• _The task_: Copy, exactly and only, the lines from the one with "Recreate this image" up to and including the one with "plt.rcParams['font.family'] = ['Liberation", leaving pictures out.

* begin Supplied data *

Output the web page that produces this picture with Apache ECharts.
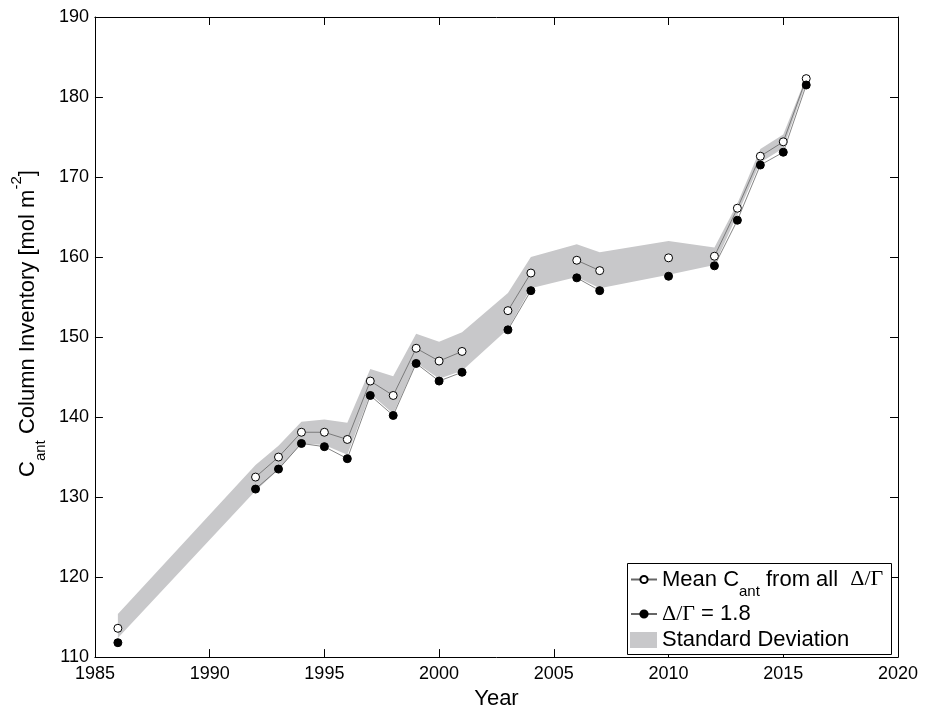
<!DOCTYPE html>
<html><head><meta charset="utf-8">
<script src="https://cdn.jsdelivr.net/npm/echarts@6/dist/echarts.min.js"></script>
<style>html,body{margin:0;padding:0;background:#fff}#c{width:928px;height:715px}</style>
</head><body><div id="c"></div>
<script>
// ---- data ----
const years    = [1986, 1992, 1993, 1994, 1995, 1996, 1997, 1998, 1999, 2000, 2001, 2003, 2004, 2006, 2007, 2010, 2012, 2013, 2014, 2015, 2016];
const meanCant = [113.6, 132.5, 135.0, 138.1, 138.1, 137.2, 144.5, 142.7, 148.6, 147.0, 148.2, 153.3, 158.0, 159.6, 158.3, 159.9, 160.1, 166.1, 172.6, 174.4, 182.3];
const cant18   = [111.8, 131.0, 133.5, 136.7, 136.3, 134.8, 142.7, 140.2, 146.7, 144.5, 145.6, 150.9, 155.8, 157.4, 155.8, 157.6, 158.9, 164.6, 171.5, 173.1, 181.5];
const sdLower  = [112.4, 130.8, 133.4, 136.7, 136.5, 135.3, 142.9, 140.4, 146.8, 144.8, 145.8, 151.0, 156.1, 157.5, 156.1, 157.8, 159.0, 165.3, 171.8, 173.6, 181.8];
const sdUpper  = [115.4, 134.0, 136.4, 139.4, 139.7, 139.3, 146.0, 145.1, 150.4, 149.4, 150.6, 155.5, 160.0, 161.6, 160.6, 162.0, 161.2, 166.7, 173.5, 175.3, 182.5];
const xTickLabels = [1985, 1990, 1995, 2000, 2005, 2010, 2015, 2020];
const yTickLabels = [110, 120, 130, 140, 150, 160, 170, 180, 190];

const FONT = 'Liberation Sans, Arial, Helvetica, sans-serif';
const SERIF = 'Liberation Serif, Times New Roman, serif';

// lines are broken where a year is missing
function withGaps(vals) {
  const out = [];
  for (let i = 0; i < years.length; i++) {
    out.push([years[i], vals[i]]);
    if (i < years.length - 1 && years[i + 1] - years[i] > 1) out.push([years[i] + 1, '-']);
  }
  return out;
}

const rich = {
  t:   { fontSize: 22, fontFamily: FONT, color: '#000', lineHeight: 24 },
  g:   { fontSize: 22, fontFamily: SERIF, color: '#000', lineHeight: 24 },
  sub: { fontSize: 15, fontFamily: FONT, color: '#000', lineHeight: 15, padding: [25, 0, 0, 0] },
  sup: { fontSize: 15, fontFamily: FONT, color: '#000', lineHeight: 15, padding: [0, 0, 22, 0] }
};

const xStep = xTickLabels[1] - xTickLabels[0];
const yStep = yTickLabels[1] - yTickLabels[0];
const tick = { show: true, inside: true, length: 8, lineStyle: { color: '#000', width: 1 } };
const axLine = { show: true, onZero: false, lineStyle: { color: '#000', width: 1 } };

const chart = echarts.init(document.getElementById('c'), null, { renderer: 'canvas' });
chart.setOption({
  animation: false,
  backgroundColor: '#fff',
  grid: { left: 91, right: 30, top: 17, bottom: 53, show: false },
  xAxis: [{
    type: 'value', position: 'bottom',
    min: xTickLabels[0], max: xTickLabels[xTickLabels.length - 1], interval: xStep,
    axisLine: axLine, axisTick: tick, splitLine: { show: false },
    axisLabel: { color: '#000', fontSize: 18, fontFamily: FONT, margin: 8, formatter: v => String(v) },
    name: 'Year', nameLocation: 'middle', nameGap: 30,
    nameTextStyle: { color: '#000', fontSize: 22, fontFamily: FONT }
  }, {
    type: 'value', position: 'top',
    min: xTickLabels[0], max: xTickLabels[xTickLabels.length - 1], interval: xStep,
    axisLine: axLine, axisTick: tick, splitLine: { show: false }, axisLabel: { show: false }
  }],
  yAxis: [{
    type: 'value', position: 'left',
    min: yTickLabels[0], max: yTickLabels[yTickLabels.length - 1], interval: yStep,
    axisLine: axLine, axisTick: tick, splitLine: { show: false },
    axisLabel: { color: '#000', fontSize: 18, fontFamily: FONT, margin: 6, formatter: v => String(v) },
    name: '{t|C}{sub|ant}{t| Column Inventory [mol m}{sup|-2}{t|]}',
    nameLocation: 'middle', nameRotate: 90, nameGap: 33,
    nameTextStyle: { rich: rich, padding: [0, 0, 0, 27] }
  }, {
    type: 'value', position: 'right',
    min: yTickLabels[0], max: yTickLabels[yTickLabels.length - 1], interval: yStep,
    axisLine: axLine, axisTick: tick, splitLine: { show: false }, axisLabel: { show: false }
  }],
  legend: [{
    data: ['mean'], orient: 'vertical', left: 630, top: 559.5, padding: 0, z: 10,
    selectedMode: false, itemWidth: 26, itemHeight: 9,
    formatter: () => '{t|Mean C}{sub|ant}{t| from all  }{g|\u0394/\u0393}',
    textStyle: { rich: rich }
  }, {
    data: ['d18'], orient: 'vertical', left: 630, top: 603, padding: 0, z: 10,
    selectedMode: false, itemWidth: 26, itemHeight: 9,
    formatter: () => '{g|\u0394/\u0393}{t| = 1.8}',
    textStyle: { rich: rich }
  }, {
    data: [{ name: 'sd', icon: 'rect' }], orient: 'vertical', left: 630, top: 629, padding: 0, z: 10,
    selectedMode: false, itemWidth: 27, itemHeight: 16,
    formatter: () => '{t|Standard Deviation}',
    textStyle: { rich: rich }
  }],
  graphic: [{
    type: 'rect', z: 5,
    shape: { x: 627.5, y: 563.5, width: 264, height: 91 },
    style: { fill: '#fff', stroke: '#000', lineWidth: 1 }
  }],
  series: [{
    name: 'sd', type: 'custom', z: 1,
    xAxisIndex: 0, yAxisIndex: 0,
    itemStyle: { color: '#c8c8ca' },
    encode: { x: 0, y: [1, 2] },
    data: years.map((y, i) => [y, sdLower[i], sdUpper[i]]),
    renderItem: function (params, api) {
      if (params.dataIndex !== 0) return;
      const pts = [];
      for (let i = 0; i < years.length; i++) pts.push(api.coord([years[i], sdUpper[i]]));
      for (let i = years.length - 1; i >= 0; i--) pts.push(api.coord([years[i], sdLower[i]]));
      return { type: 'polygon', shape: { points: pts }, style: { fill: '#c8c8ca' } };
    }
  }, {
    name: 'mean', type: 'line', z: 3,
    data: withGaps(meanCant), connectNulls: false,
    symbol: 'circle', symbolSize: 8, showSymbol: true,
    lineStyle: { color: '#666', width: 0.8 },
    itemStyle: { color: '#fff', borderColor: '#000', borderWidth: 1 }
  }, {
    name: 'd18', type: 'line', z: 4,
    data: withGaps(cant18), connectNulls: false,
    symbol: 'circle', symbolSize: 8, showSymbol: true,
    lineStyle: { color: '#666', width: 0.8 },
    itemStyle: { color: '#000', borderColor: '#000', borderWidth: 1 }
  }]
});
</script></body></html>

* end Supplied data *
* begin Supplied data *

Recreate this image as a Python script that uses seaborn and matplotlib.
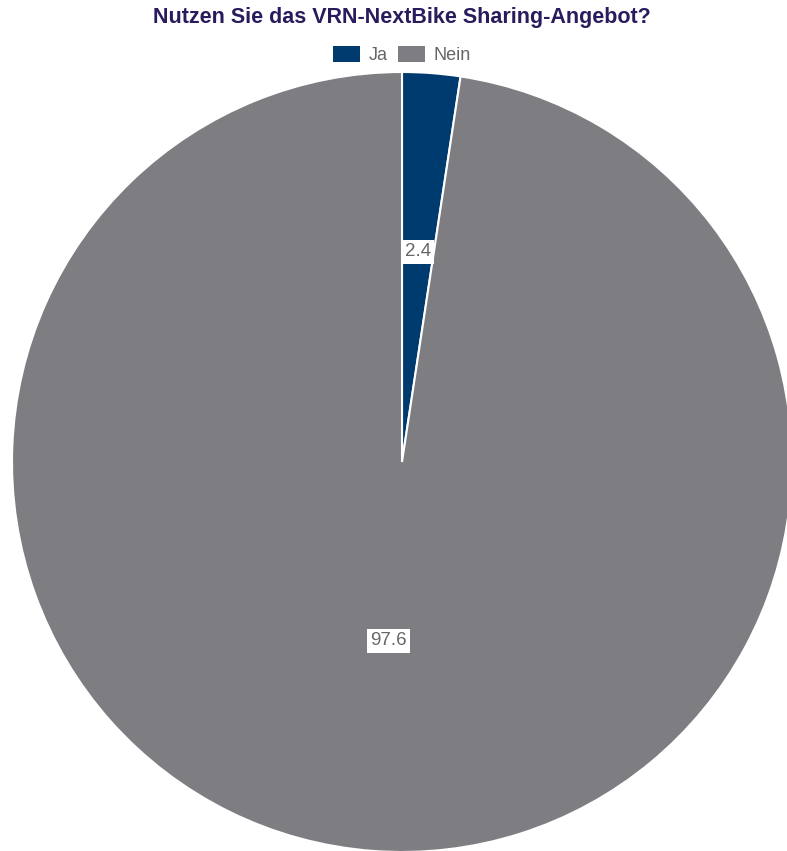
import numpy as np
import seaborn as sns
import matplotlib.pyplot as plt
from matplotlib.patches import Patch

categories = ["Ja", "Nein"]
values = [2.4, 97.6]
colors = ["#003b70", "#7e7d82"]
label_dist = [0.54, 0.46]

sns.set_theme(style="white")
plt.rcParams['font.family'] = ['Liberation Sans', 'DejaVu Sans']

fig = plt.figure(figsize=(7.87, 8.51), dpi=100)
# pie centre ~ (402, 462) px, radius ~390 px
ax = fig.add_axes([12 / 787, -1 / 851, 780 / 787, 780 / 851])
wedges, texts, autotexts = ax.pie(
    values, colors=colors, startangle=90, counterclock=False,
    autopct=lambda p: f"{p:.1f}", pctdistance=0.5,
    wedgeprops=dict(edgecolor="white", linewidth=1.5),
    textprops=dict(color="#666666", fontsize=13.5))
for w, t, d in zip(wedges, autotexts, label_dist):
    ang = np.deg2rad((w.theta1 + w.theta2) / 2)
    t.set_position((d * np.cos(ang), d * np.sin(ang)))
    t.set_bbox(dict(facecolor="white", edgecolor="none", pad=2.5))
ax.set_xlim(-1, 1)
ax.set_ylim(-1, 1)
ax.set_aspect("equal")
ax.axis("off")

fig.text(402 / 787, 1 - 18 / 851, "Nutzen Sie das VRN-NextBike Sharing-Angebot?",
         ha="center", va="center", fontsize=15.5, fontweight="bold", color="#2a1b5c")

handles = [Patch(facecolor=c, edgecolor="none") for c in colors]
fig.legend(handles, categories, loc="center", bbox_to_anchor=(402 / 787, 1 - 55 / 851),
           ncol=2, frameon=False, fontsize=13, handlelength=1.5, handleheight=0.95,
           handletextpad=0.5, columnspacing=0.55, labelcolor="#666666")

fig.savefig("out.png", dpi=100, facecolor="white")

* end Supplied data *

• _Exercise response_:
Recreate this image as a Python script that uses seaborn and matplotlib.
import numpy as np
import seaborn as sns
import matplotlib.pyplot as plt
from matplotlib.patches import Patch

categories = ["Ja", "Nein"]
values = [2.4, 97.6]
colors = ["#003b70", "#7e7d82"]
label_dist = [0.54, 0.46]

sns.set_theme(style="white")
plt.rcParams['font.family'] = ['Liberation Sans', 'DejaVu Sans']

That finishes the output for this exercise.